According to Abdel-Azim, the legal requirements are usually glossed to mean that a Muslim man has the right to marry up to four wives provided he has the financial ability to support them, the physical ability to give them their rights as wives, and the intention to treat them equally.
“If he cannot do these things, then it is better that he have only one wife,” Abdel-Azim said. “A marriage is forbidden if a man knows that he cannot give the woman he is about to marry her rights.”
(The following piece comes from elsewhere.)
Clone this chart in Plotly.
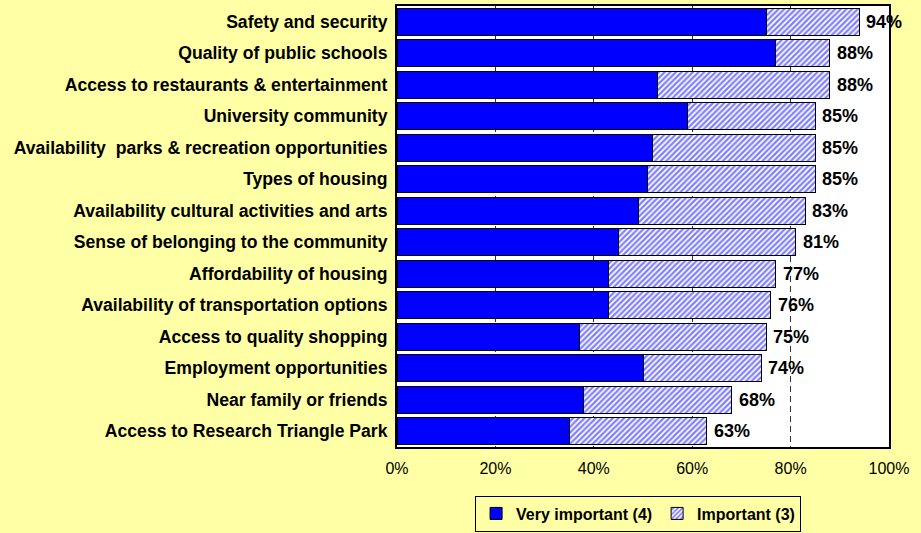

For Abdel-Azim, polygamy has both positive and negative sides. “The disadvantage of multiple marriages is that a man cannot in most cases be fair to all his wives, notably in terms of giving them their financial and emotional rights,” he said. “If he prefers one wife over another or loves one more than another he is being unfair, and the Prophet Mohamed warned against this as it deprived a wife of her rights.
“Another disadvantage is the financial one. If a man needs an income of LE4,000 to be sure that his family has a decent life, how can he be expected to run two households? If he does so, and does not provide equally for them, he will not be seen as acting responsibly in the eyes of Islamic jurisprudence.
“Islam says that the family should be fortified with obedience to God. Any breaking of the Islamic rules on the man's part, because he does not exercise his obligations towards his family, can also have a negative effect on his children who will be brought up in an atmosphere of negligence or mistrust.
“This can be the case if a man has married another wife younger than their mother, for example, and left them without the care and teachings of Islam. A man is held responsible for the raising of his children on the Day of Judgment.”
Abdel-Azim also identified advantages in polygamy. It can be a solution for divorcees, widows and spinsters, for example, he said. One way to think about the issue is to ask oneself whether being a second wife could be a way of avoiding the temptation to sin.
Forbidding men from having more than one wife could give rise to adultery and men cheating on their wives, he said. A man could marry again instead of falling into sin. He could also divorce a first wife, marry another, and then remarry the first, while observing the conditions of Islamic jurisprudence.
“In his book Liberating Woman in the Age of the Risala [the message of Islam], Abdel-Halim Abou Shouqa says that if the well-being of a household and that of the women and children is threatened by a husband marrying a second wife, then it is better that he not do so,” Abdullah concluded.